Here they've taken forever to look for the criminals who killed and "disappeared" these people, because society wanted to avoid the issue which only brought division, and because there was so much to do in politics that they were putting stability over everything else. The left wing (which, compared to the rest of LA, isn't really all that lefty) was on power for two decades, but I graduated from high school in 2007 and we never talked about any of this in history class. We never talked about Pinochet, the cold war was just there far away in the northern hemisphere, and there was a "military government" here until right when we were born. That's all they wanted us to know. No controversy at all, just silence.

Now, I see part of the left wing abusing this history, because it wasn't given its importance for so long that they see a neoliberal conspiracy everywhere. And there's also the fact that people ignore the crimes committed by the far left in those years and the tension that existed, which makes the right wing think there's a communist conspiracy. It's about the country not being ready, or more likely, the politicians thinking the country wasn't ready.

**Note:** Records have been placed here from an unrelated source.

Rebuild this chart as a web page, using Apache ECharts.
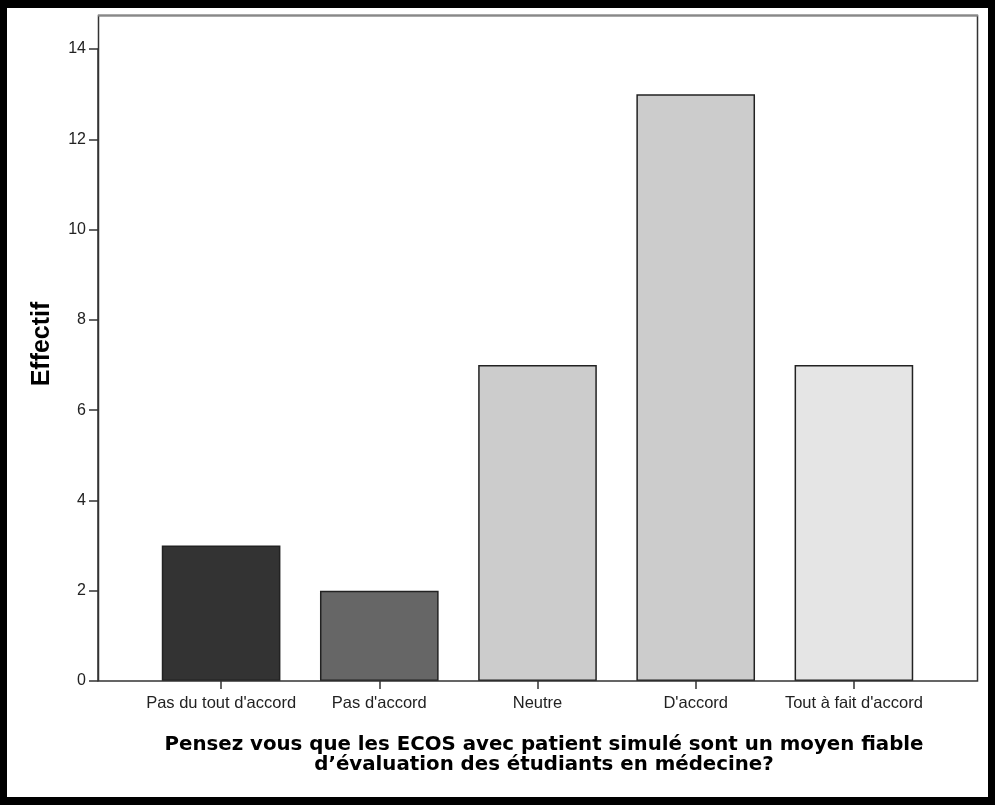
<!DOCTYPE html>
<html>
<head>
<meta charset="utf-8">
<script src="https://cdn.jsdelivr.net/npm/echarts@6/dist/echarts.min.js"></script>
<style>
html,body{margin:0;padding:0;background:#fff;}
#chart{width:995px;height:805px;}
</style>
</head>
<body>
<div id="chart"></div>
<script>
const categories = ["Pas du tout d'accord", "Pas d'accord", "Neutre", "D'accord", "Tout à fait d'accord"];
const counts = [3, 2, 7, 13, 7];
const barColors = ["#333333", "#666666", "#cccccc", "#cccccc", "#e5e5e5"];
const yTicks = [0, 2, 4, 6, 8, 10, 12, 14];
const xTitle = "Pensez vous que les ECOS avec patient simulé sont un moyen fiable\nd’évaluation des étudiants en médecine?";
const yTitle = "Effectif";

const chart = echarts.init(document.getElementById('chart'), null, {renderer: 'canvas'});
const option = {
  animation: false,
  backgroundColor: '#ffffff',
  title: {
    text: xTitle,
    left: 539,
    top: 730,
    textAlign: 'center',
    textStyle: {
      fontFamily: 'DejaVu Sans',
      fontWeight: 'bold',
      fontSize: 19.8,
      lineHeight: 20,
      color: '#000'
    }
  },
  grid: {left: 142, right: 62, top: 49, bottom: 124},
  xAxis: {
    type: 'category',
    data: categories,
    axisLine: {show: false},
    axisTick: {show: true, interval: 0, alignWithLabel: true, length: 8, lineStyle: {color: '#333', width: 1.5}},
    axisLabel: {interval: 0, hideOverlap: false, fontFamily: 'Liberation Sans', fontSize: 16.5, color: '#222', margin: 14}
  },
  yAxis: {
    type: 'value',
    min: yTicks[0],
    max: yTicks[yTicks.length - 1],
    interval: 2,
    offset: 44,
    axisLine: {show: true, lineStyle: {color: '#333', width: 1.5}},
    axisTick: {show: true, length: 9, lineStyle: {color: '#333', width: 1.5}},
    axisLabel: {fontFamily: 'Liberation Sans', fontSize: 16, color: '#222', margin: 12},
    splitLine: {show: false}
  },
  series: [{
    type: 'bar',
    barWidth: '75%',
    data: counts.map((v, i) => ({value: v, itemStyle: {color: barColors[i]}})),
    itemStyle: {borderColor: '#222', borderWidth: 1.5}
  }],
  graphic: [
    {type: 'text', silent: true, x: 42, y: 344, rotation: Math.PI / 2,
     style: {text: yTitle, align: 'center', verticalAlign: 'middle', fontFamily: 'Liberation Sans', fontWeight: 'bold', fontSize: 25, fill: '#000'}},
    {type: 'rect', silent: true, z: 100, shape: {x: 98.5, y: 15.5, width: 879, height: 665.5}, style: {fill: 'none', stroke: '#333', lineWidth: 1.5}},
    {type: 'line', silent: true, z: 101, shape: {x1: 98, y1: 15.5, x2: 978, y2: 15.5}, style: {stroke: '#888', lineWidth: 2}},
    {type: 'rect', silent: true, z: 200, shape: {x: 0, y: 0, width: 995, height: 8}, style: {fill: '#000'}},
    {type: 'rect', silent: true, z: 200, shape: {x: 0, y: 0, width: 7, height: 805}, style: {fill: '#000'}},
    {type: 'rect', silent: true, z: 200, shape: {x: 988, y: 0, width: 7, height: 805}, style: {fill: '#000'}},
    {type: 'rect', silent: true, z: 200, shape: {x: 0, y: 797, width: 995, height: 8}, style: {fill: '#000'}}
  ]
};
chart.setOption(option);
</script>
</body>
</html>
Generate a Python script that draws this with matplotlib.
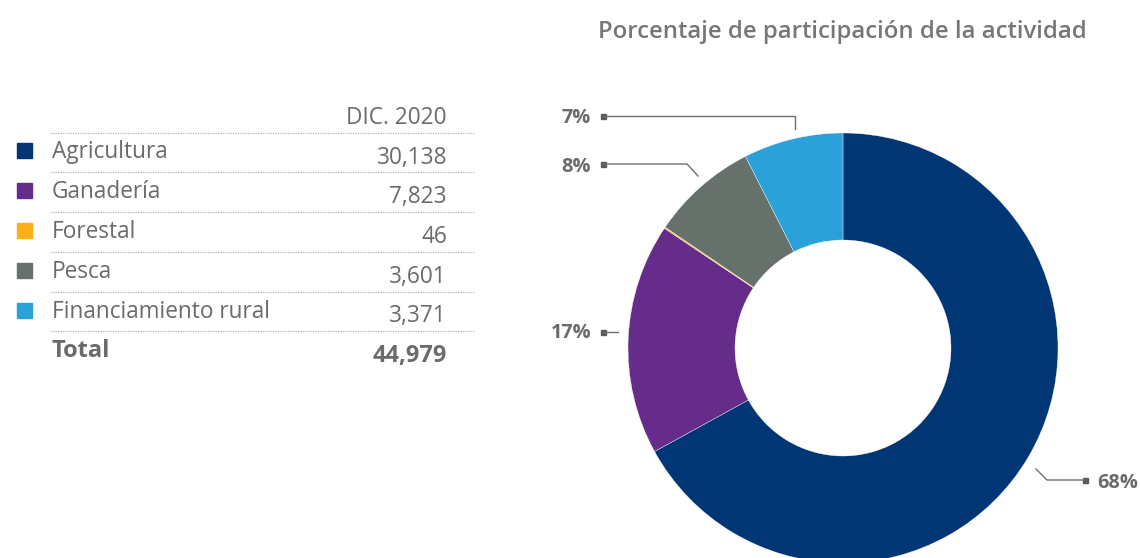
import matplotlib
matplotlib.use("Agg")
import matplotlib.pyplot as plt
from matplotlib.lines import Line2D
from matplotlib.patches import Rectangle

# ---- data ----
categories = ["Agricultura", "Ganadería", "Forestal", "Pesca", "Financiamiento rural"]
values = [30138, 7823, 46, 3601, 3371]
value_labels = ["30,138", "7,823", "46", "3,601", "3,371"]
total_label = "44,979"
column_header = "DIC. 2020"
pct_labels = ["68%", "17%", "", "8%", "7%"]
colors = ["#003673", "#652d89", "#fbb01a", "#67716c", "#2ba1da"]
title = "Porcentaje de participación de la actividad"

W, H = 1140, 558
fig = plt.figure(figsize=(W / 100, H / 100), dpi=100)
ax = fig.add_axes([0, 0, 1, 1])

def Y(py):
    return H - py

GRAY = "#6b6b6b"
FONT = "Open Sans"
ST = "normal"

# ---- donut ----
cx, cy, R = 843, 348, 215
ax.pie(values, colors=colors, startangle=90, counterclock=False,
       center=(cx, Y(cy)), radius=R, frame=True,
       wedgeprops=dict(width=107, edgecolor="white", linewidth=0.25))
ax.set_xlim(0, W)
ax.set_ylim(0, H)
ax.set_aspect("equal")
ax.axis("off")

# ---- title ----
ax.text(842, Y(32), title, ha="center", va="center", fontsize=17.2,
        fontweight="semibold", color="#777777", family=FONT, fontstretch=ST)

# ---- leader lines and percentage labels ----
lc = "#6e6e6e"
def leader(points, text, tx, ty, ha):
    xs = [p[0] for p in points]
    ys = [Y(p[1]) for p in points]
    ax.add_line(Line2D(xs, ys, color=lc, lw=1.0))
    sx, sy = points[0]
    ax.add_patch(Rectangle((sx - 2.5, Y(sy) - 2.5), 5, 5, color="#5a5a5a"))
    ax.text(tx, Y(ty), text, ha=ha, va="center", fontsize=14.3,
            fontweight="bold", color=GRAY, family=FONT, fontstretch=ST)

leader([(603, 116), (795, 116), (795, 129)], pct_labels[4], 591, 118, "right")
leader([(603, 164), (687, 164), (698, 176)], pct_labels[3], 591, 167, "right")
leader([(603, 332), (618, 332)], pct_labels[1], 591, 333, "right")
leader([(1085, 480), (1047, 480), (1036, 469)], pct_labels[0], 1097, 483, "left")

# ---- table ----
row_y = [152, 192, 232, 272, 312]
num_y = [158, 197, 237, 277, 316]
sep_y = [133, 172, 212, 252, 292, 331]
for sy in sep_y:
    ax.add_line(Line2D([50, 475], [Y(sy), Y(sy)], color="#b5b5b5", lw=0.9,
                       linestyle=(0, (1, 1))))

FS = 16.3
ax.text(447, Y(118), column_header, ha="right", va="center", fontsize=FS,
        color=GRAY, family=FONT, fontstretch=ST)
for cat, lab, col, ry, ny in zip(categories, value_labels, colors, row_y, num_y):
    ax.add_patch(Rectangle((17, Y(ry - 2) - 7.5), 15, 15, color=col))
    ax.text(52, Y(ry), cat, ha="left", va="center", fontsize=FS,
            color=GRAY, family=FONT, fontstretch=ST)
    ax.text(447, Y(ny), lab, ha="right", va="center", fontsize=FS,
            color=GRAY, family=FONT, fontstretch=ST)

ax.text(52, Y(351), "Total", ha="left", va="center", fontsize=17,
        fontweight="bold", color=GRAY, family=FONT, fontstretch=ST)
ax.text(447, Y(356), total_label, ha="right", va="center", fontsize=17,
        fontweight="bold", color=GRAY, family=FONT, fontstretch=ST)

fig.savefig("out.png", dpi=100)
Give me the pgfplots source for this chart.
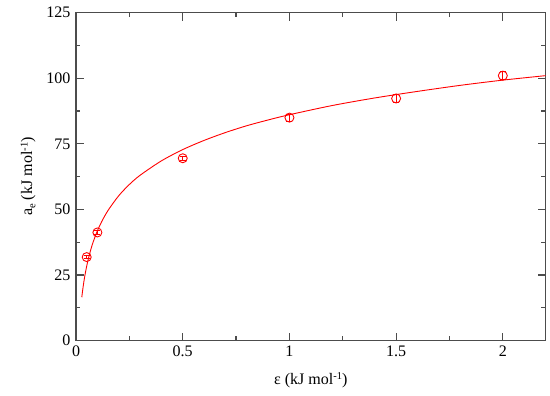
\documentclass[border=0pt]{standalone}
\usepackage{fontspec}
\setmainfont{Liberation Serif}
\usepackage{pgfplots}
\pgfplotsset{compat=1.18}
\begin{document}
\fontsize{10.7}{13}\selectfont
\begin{tikzpicture}
\begin{axis}[
  scale only axis, width=313pt, height=218.5pt,
  xmin=0, xmax=2.2, ymin=0, ymax=125,
  xtick={0,0.5,1,1.5,2}, ytick={0,25,50,75,100,125},
  minor x tick num=1, minor y tick num=1,
  tick align=inside, major tick length=5.3pt, minor tick length=2.7pt,
  axis line style={black!70, line width=1pt},
  every tick/.style={black!70, line width=0.8pt},
  /pgf/number format/assume math mode=true,
  xlabel={ε (kJ mol\raisebox{0.6ex}{\scriptsize -1})},
  ylabel={a\raisebox{-0.45ex}{\scriptsize e} (kJ mol\raisebox{0.6ex}{\scriptsize -1})},
  xlabel style={at={(axis description cs:0.5,0)}, anchor=center, yshift=-26.5pt},
  ylabel style={at={(axis description cs:0,0.5)}, anchor=center, rotate=0, yshift=32pt},
]
\addplot[red, line width=0.6pt, smooth] coordinates {
 (0.027,16.5) (0.03,18.5) (0.035,21.5) (0.04,24.1) (0.05,28.4) (0.06,31.9)
 (0.07,34.9) (0.08,37.5) (0.1,41.8) (0.12,45.3) (0.15,49.6) (0.2,55.2)
 (0.25,59.5) (0.3,63.0) (0.4,68.5) (0.5,72.8) (0.6,76.3) (0.7,79.3)
 (0.8,81.9) (0.9,84.1) (1.0,86.1) (1.2,89.6) (1.4,92.5) (1.6,95.0)
 (1.8,97.3) (2.0,99.3) (2.2,101.0)
};
\addplot[red, only marks, mark=o, mark size=3pt, mark options={line width=0.6pt},
  error bars/.cd, y dir=both, y explicit,
  error bar style={red, line width=0.5pt},
  error mark options={rotate=90, mark size=2pt, red, line width=0.5pt}]
 coordinates {
 (0.05,31.8) +- (0,0.6)
 (0.1,41.2) +- (0,0.6)
 (0.5,69.5) +- (0,0.8)
 (1.0,85.0) +- (0,1.4)
 (1.5,92.3) +- (0,1.4)
 (2.0,101.0) +- (0,1.6)
};
\end{axis}
\pgfresetboundingbox
\path ([shift={(-50.7pt,-37pt)}]current axis.south west) rectangle ([shift={(3pt,8.5pt)}]current axis.north east);
\end{tikzpicture}
\end{document}
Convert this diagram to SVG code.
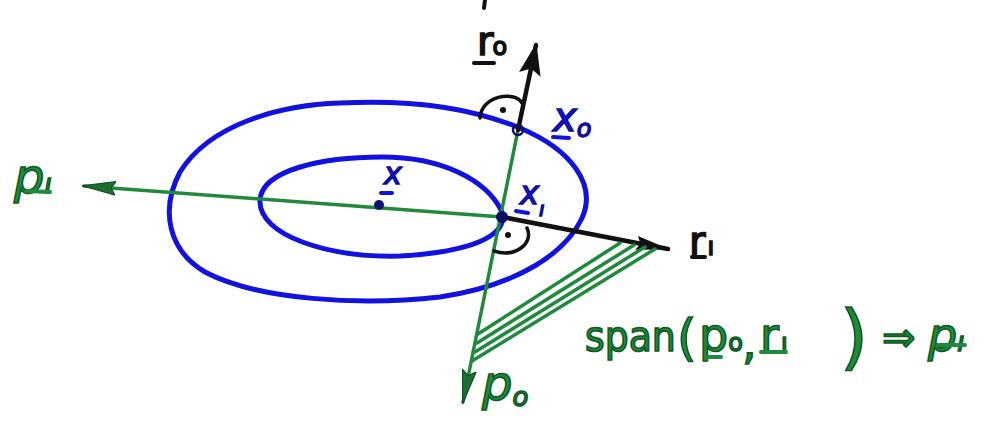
<svg xmlns="http://www.w3.org/2000/svg" width="1001" height="428" viewBox="0 0 1001 428">
<style>
.blue{fill:none;stroke:#1212e0;stroke-width:5;stroke-linecap:round;stroke-linejoin:round}
.gl{fill:none;stroke:#1f8a3b;stroke-width:3.5;stroke-linecap:round}
.kl{fill:none;stroke:#111;stroke-width:4.5;stroke-linecap:round}
.ka{fill:none;stroke:#111;stroke-width:3.5;stroke-linecap:round}
.t{font-family:"DejaVu Sans","Liberation Sans",sans-serif}
.tg{fill:#1f8a3b;stroke:#0f5a22;stroke-width:1.6}
.tb{fill:#1212e0;stroke:#0a0a90;stroke-width:1.4}
.tk{fill:#111;stroke:#111;stroke-width:1.6}
.ug{stroke:#1f8a3b;stroke-width:4;stroke-linecap:round}
.ub{stroke:#1212e0;stroke-width:4;stroke-linecap:round}
.uk{stroke:#111;stroke-width:4;stroke-linecap:round}
.cond{font-family:"DejaVu Sans Condensed","DejaVu Sans",sans-serif;font-stretch:condensed}
</style>
<defs>
<marker id="mk0" markerUnits="userSpaceOnUse" markerWidth="32" markerHeight="24" refX="30" refY="12" orient="auto"><path d="M0,1 L32,12 L0,23 L6,12 Z" fill="#111"/></marker>
<marker id="mk1" markerUnits="userSpaceOnUse" markerWidth="34" markerHeight="14" refX="32" refY="7" orient="auto"><path d="M0,0 L34,7 L0,14 L4,7 Z" fill="#111"/></marker>
<marker id="mg" markerUnits="userSpaceOnUse" markerWidth="34" markerHeight="16" refX="32" refY="8" orient="auto"><path d="M0,1 L34,8 L0,15 L5,8 Z" fill="#1a6e30" stroke="#0f4a1f" stroke-width="1"/></marker>
</defs>

<g id="level-sets">
<path id="outer" class="blue" d="M 340 103 C 420 99 475 110 520 128 C 572 150 597 185 582 218 C 566 252 520 285 440 297 C 360 306 258 300 205 272 C 168 250 160 210 180 172 C 210 124 280 105 340 103 Z"/>
<path id="inner" class="blue" d="M 260 200 C 262 170 322 157 382 157 C 442 157 486 180 501 210 C 511 236 470 252 400 256 C 330 258 258 236 260 200 Z"/>
</g>

<g id="connectors">
<line class="gl" x1="502" y1="217" x2="84" y2="186" marker-end="url(#mg)"/>
<line class="gl" x1="518" y1="130" x2="463" y2="402" marker-end="url(#mg)"/>
<line class="kl" x1="518" y1="130" x2="536" y2="45" marker-end="url(#mk0)"/>
<line class="kl" x1="502" y1="217" x2="668" y2="249" marker-end="url(#mk1)"/>
<g id="hatch">
<line class="gl" x1="478" y1="334" x2="620" y2="243"/>
<line class="gl" x1="477" y1="343" x2="634" y2="245"/>
<line class="gl" x1="475" y1="352" x2="645" y2="247"/>
<line class="gl" x1="472" y1="361" x2="655" y2="249"/>
</g>
</g>

<g id="right-angles">
<path class="ka" d="M 480 118 C 481 96 514 90 522 103"/>
<circle cx="503" cy="110" r="3" fill="#111"/>
<path class="ka" d="M 494 251 C 516 258 534 243 527 228"/>
<circle cx="508" cy="235" r="3" fill="#111"/>
</g>

<g id="points">
<circle cx="379" cy="205" r="5" fill="#101070"/>
<circle cx="518" cy="130" r="5" fill="none" stroke="#101060" stroke-width="2.5"/>
<circle cx="502" cy="217" r="6" fill="#101060"/>
</g>

<g id="label-x">
<text class="t tb" x="384" y="184" font-size="30" font-style="italic">x</text>
<line class="ub" x1="381" y1="193" x2="392" y2="193"/>
</g>
<g id="label-x0">
<text class="t tb" x="553" y="131" font-size="40" font-style="italic">x<tspan font-size="24" dy="6">o</tspan></text>
<line class="ub" x1="553" y1="137" x2="569" y2="138"/>
</g>
<g id="label-x1">
<text class="t tb" x="520" y="204" font-size="32" font-style="italic">x<tspan font-size="20" dy="12">ı</tspan></text>
<line class="ub" x1="516" y1="211" x2="528" y2="213"/>
</g>
<g id="label-r0">
<text class="t tk" x="477" y="55" font-size="40">r<tspan font-size="24" dx="-1">o</tspan></text>
<line class="uk" x1="474" y1="63" x2="494" y2="63"/>
</g>
<g id="label-r1">
<text class="t tk" x="689" y="255" font-size="40">r<tspan font-size="24" dx="2">ı</tspan></text>
<line class="uk" x1="692" y1="257" x2="705" y2="257"/>
</g>
<g id="label-p0">
<text class="t tg" x="482" y="400" font-size="48" font-style="italic">p<tspan font-size="26" dy="6">o</tspan></text>
</g>
<g id="label-p1">
<text class="t tg" x="14" y="193" font-size="48" font-style="italic">p<tspan font-size="26">ı</tspan></text>
<line class="ug" x1="27" y1="191" x2="50" y2="192"/>
</g>
<g id="label-span">
<text class="t tg" y="351" font-size="46"><tspan x="585" class="cond" font-size="42">span</tspan><tspan x="677" font-size="50" dy="4">(</tspan><tspan x="699" dy="-4">p</tspan><tspan font-size="24">o</tspan><tspan x="742" dy="8">,</tspan><tspan x="760" dy="-8">r</tspan><tspan font-size="24" dx="2">ı</tspan><tspan x="840" font-size="72" dy="10">)</tspan><tspan x="882" dy="-10" font-size="40">⇒</tspan><tspan x="928" font-style="italic">p</tspan><tspan font-size="26" font-style="italic">ı</tspan></text>
<line class="ug" x1="706" y1="357" x2="721" y2="357"/>
<line class="ug" x1="761" y1="352" x2="786" y2="352"/>
<line class="ug" x1="938" y1="345" x2="965" y2="345"/>
</g>
<line class="uk" x1="485" y1="0" x2="484" y2="8"/>
</svg>
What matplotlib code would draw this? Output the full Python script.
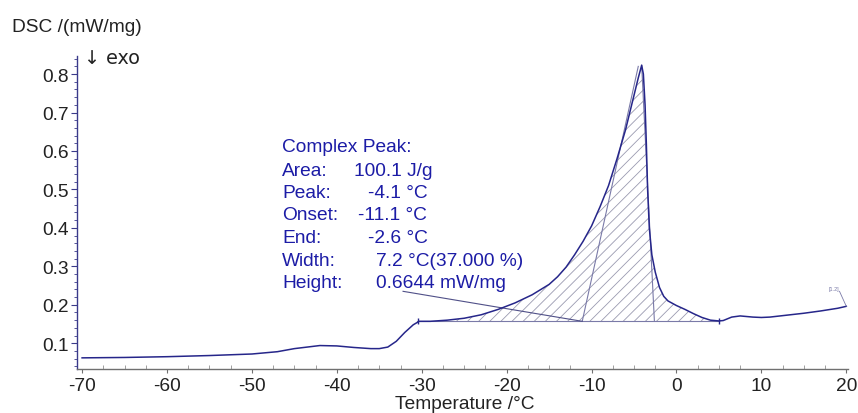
import matplotlib
matplotlib.use("Agg")
import matplotlib.pyplot as plt
import numpy as np
from matplotlib.ticker import MultipleLocator

plt.rcParams['font.family'] = ['Liberation Sans', 'DejaVu Sans']
plt.rcParams['hatch.linewidth'] = 0.6

# ---- data ----
temp = [-70, -65, -60, -55, -50, -47, -45, -42, -40, -38, -36, -35, -34, -33,
        -32, -31, -30.3, -29, -27, -25, -23, -21, -19, -17, -15, -14, -13, -12,
        -11, -10, -9, -8, -7, -6, -5.5, -5, -4.5, -4.1, -3.9, -3.7, -3.55,
        -3.4, -3.2, -2.9, -2.5, -2, -1.5, -1, 0,
        1, 2, 3, 4, 5, 5.5, 6.5, 7.5, 9, 10, 11, 13, 15, 17, 19, 20]
dsc = [0.062, 0.063, 0.065, 0.068, 0.072, 0.078, 0.086, 0.094, 0.093, 0.089,
       0.086, 0.086, 0.090, 0.105, 0.128, 0.148, 0.157, 0.157, 0.160, 0.165,
       0.174, 0.188, 0.205, 0.226, 0.253, 0.273, 0.298, 0.33,
       0.365, 0.405, 0.455, 0.51, 0.58, 0.655, 0.70, 0.745, 0.79, 0.823,
       0.80, 0.72, 0.62, 0.50, 0.40, 0.33, 0.285, 0.245, 0.222, 0.21, 0.198,
       0.188, 0.177, 0.167, 0.160, 0.158, 0.159, 0.168, 0.171, 0.168, 0.167,
       0.168, 0.173, 0.178, 0.184, 0.191, 0.196]
baseline_value = 0.157
baseline_range = [-30.5, 5.0]
onset, peak_t, peak_v, end_t = -11.1, -4.1, 0.823, -2.6
lead_top = [-4.5, 0.82]
leader_start = [-32.2, 0.235]

result_labels = ["Area:", "Peak:", "Onset:", "End:", "Width:", "Height:"]
result_values = ["100.1 J/g", "-4.1 °C", "-11.1 °C", "-2.6 °C",
                 "7.2 °C(37.000 %)", "0.6644 mW/mg"]
result_value_x = [354, 368, 358, 368, 376, 376]   # pixel x of values

xticks = [-70, -60, -50, -40, -30, -20, -10, 0, 10, 20]
yticks = [0.1, 0.2, 0.3, 0.4, 0.5, 0.6, 0.7, 0.8]

W, H = 858, 414
fig = plt.figure(figsize=(W / 100, H / 100), dpi=100)
ax = fig.add_axes([77 / W, 1 - 370 / H, (848 - 77) / W, (370 - 57) / H])

curve_c = '#26268a'
thin_c = '#7a7aa8'
text_c = '#1c1ca6'
FS = 13.8

t = np.array(temp)
v = np.array(dsc)

# hatched peak area
ti = np.linspace(-28.5, 5.0, 800)
vi = np.interp(ti, t, v)
ax.fill_between(ti, baseline_value, vi, where=vi >= baseline_value,
                facecolor='none', edgecolor='#9a9ab0', hatch='///',
                linewidth=0, interpolate=True)

ax.plot(baseline_range, [baseline_value] * 2, color=thin_c, lw=0.8)
ax.plot([onset, lead_top[0]], [baseline_value, lead_top[1]], color=thin_c, lw=0.8)
ax.plot([end_t, peak_t], [baseline_value, peak_v], color=thin_c, lw=0.8)
ax.plot([leader_start[0], onset], [leader_start[1], baseline_value],
        color='#505088', lw=0.8)

ax.plot(t, v, color=curve_c, lw=1.1)
ax.plot([baseline_range[1]], [baseline_value], marker='|', color=curve_c, ms=5)
ax.plot([-30.4], [0.157], marker='|', color=curve_c, ms=4)

# small [1.2] label
ax.text(18.5, 0.243, "[1.2]", fontsize=4, color=thin_c, ha='center', va='center')
ax.plot([19.2, 20.0], [0.235, 0.196], color=thin_c, lw=0.6)

ax.set_xlim(-70.6, 20.2)
ax.set_ylim(0.033, 0.847)
ax.set_xticks(xticks)
ax.set_yticks(yticks)
ax.set_xticklabels([str(x) for x in xticks])
ax.set_yticklabels([f"{y:.1f}" for y in yticks])
ax.xaxis.set_minor_locator(MultipleLocator(2.5))
ax.yaxis.set_minor_locator(MultipleLocator(0.02))

for s in ['top', 'right']:
    ax.spines[s].set_visible(False)
ax.spines['left'].set_color('#3a3a8a')
ax.spines['bottom'].set_color('#707070')
ax.spines['left'].set_linewidth(1.0)
ax.spines['bottom'].set_linewidth(1.0)
ax.tick_params(axis='y', which='major', length=4, color='#3a3a8a',
               labelsize=FS, labelcolor='#222222', pad=2)
ax.tick_params(axis='y', which='minor', length=2, color='#3a3a8a')
ax.tick_params(axis='x', which='major', length=3, color='#707070',
               labelsize=FS, labelcolor='#222222', pad=3)
ax.tick_params(axis='x', which='minor', direction='in', length=3, color='#909090')

fig.text(465 / W, 1 - 405 / H, "Temperature /°C", fontsize=FS,
         ha='center', va='center', color='#222222')
fig.text(12 / W, 1 - 27 / H, "DSC /(mW/mg)", fontsize=FS,
         ha='left', va='center', color='#222222')
fig.text(84 / W, 1 - 58 / H, "↓ exo", fontsize=FS,
         ha='left', va='center', color='#222222', family=['DejaVu Sans'])

# results box
fig.text(282 / W, 1 - 148 / H, "Complex Peak:", fontsize=FS,
         ha='left', va='center', color=text_c)
for i, (lab, val, vx) in enumerate(zip(result_labels, result_values, result_value_x)):
    y = 171 + i * 22.5
    fig.text(282 / W, 1 - y / H, lab, fontsize=FS, ha='left', va='center', color=text_c)
    fig.text(vx / W, 1 - y / H, val, fontsize=FS, ha='left', va='center', color=text_c)

fig.savefig("out.png", dpi=100, facecolor='white')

Unfortunately, this broke into a "you're rich and your grandfather supported Pinochet" or "you're poor and your grandfather supported Allende" fight that is leading nowhere. In the middle, there's the people who think ok, this was terrible from both sides, let's do something constructive for once and let our country evolve. I'm one of them. But while I think we need to leave all of this behind, first there needs to be justice; finding the criminals and prosecuting them accordingly should be a good way to close this unfortunate episode of trying to look the other way while some people were still stuck in the cold war, and finally moving on.